Harris Manchester is specifically for students over the age of 21, so most of the group was made up of people returning for second degrees. A lot of people who have decided to change careers, for some reason or another.

“English is what I’m really passionate about, so I applied and now I’m here,” said a girl by the name of Faith. She’s from the Philippines. Her father’s a pastor outside of London. “I actually studied law here at Oxford about nine years ago, but English is my passion.”

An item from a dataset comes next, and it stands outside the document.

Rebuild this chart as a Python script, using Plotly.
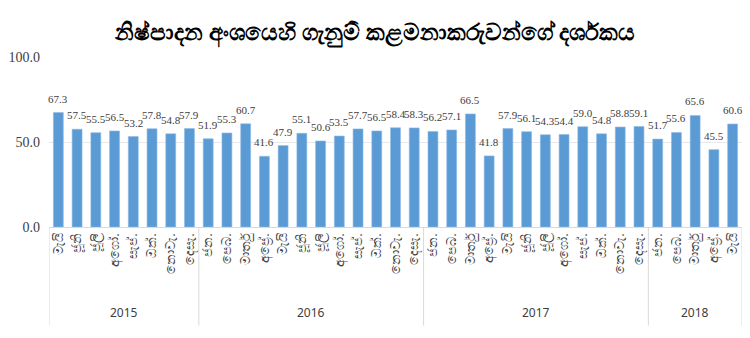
import plotly.graph_objects as go

title = "නිෂ්පාදන අංශයෙහි ගැනුම් කළමනාකරුවන්ගේ දර්ශකය"
months_all = ["ජන.", "පෙබ.", "මාර්තු", "අප්‍රේ.", "මැයි", "ජූනි", "ජූලි", "අගෝ.", "සැප්.", "ඔක්.", "නොවැ.", "දෙසැ."]
year_names = ["2015", "2016", "2017", "2018"]
year_counts = [8, 12, 12, 5]
months = months_all[4:] + months_all + months_all + months_all[:5]
values = [67.3, 57.5, 55.5, 56.5, 53.2, 57.8, 54.8, 57.9,
          51.9, 55.3, 60.7, 41.6, 47.9, 55.1, 50.6, 53.5, 57.7, 56.5, 58.4, 58.3,
          56.2, 57.1, 66.5, 41.8, 57.9, 56.1, 54.3, 54.4, 59.0, 54.8, 58.8, 59.1,
          51.7, 55.6, 65.6, 45.5, 60.6]
y_ticks = [0, 50, 100]
y_tick_labels = ["0.0", "50.0", "100.0"]

idx = list(range(len(values)))
fig = go.Figure(go.Bar(
    x=idx, y=values,
    marker=dict(color="#5B9BD5", line=dict(color="#8DBBE4", width=0.6)),
))

for i, v in zip(idx, values):
    fig.add_annotation(x=i, y=v, xref="x", yref="y", text=f"{v:.1f}", showarrow=False,
                       yanchor="bottom", yshift=6,
                       font=dict(family="Liberation Serif", size=11, color="#404040"))

# group dividers and year labels
div_bottom = -0.58
start = 0
bounds = [-0.5]
for name, cnt in zip(year_names, year_counts):
    mid = start + (cnt - 1) / 2
    fig.add_annotation(x=mid, xref="x", y=-0.5, yref="paper", text=name, showarrow=False,
                       yanchor="middle", font=dict(family="Noto Sans", size=12, color="#404040"))
    start += cnt
    bounds.append(start - 0.5)
for b in bounds:
    fig.add_shape(type="line", xref="x", yref="paper", x0=b, x1=b, y0=0, y1=div_bottom,
                  line=dict(color="#D9D9D9", width=1))

fig.update_layout(
    width=750, height=338,
    margin=dict(l=45, r=8, t=57, b=111),
    paper_bgcolor="white", plot_bgcolor="white",
    bargap=0.47,
    showlegend=False,
    title=dict(text="<b>" + title + "</b>", x=0.5, xanchor="center", y=0.905, yanchor="middle",
               font=dict(size=23, color="black", family="Noto Sans")),
    xaxis=dict(range=[-0.5, len(values) - 0.5], tickvals=idx, ticktext=months, tickangle=-90,
               showline=True, linecolor="#D9D9D9", showgrid=False, ticks="",
               tickfont=dict(size=13, color="#404040", family="Noto Sans")),
    yaxis=dict(range=[0, 100], tickvals=y_ticks, ticktext=y_tick_labels,
               showgrid=True, gridcolor="#E8E8E8", zeroline=False,
               showline=False, ticks="", ticklabelstandoff=8,
               tickfont=dict(family="Liberation Serif", size=14, color="#404040")),
)
fig.write_html("out.html")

“I’d have trouble saying that about law,” said Wei Meng, a really cool guy who went from banking in New York to studying law at Oxford. Wei is originally from Malaysia, but he’s worked for quite a while in the states now. Young guy, still. Late 20’s, probably. “It’s something I’m definitely interested in, but I’m not sure I’m passionate about it.”

I interjected. “Sure, but you could be passionate about a purpose you could use law to accomplish.” He nodded. Others nodded. Another guy spoke up, “Like helping the homeless.”

“Right,” I said. “That’s probably true of most subjects. We’re here because we believe what we’re studying can help us accomplish something. Something special. Something we’re passionate about.”

And I immediately was reminded of the words Hayley sent me a few months before her passing. Shortly after hearing the news I’d be studying at Oxford.

“You’re going to impact a lot of people’s lives. You have mine.”

And it was all I could do to not lose it. I turned my head to the window and the conversation quickly drowned out like stars lost in the thick clouds of a night’s sky as my thoughts were swallowed up by her words.

I am here because I believe in something I am passionate about. Him. And introducing Him to others in a way that makes sense. In a way that removes the haze from the seemingly difficult things of the Christian faith. In a way that makes them appear clear.

And I believe studying Theology here–at Oxford–will help me achieve that. And once that has happened, that’s when His work can really be done. His work of changing lives. Others, just as He has mine. Not because I am so special. Or really because of anything I’m going to do. But because of what He can do. Because of what He’s going to do and what He is doing. By working through this experience.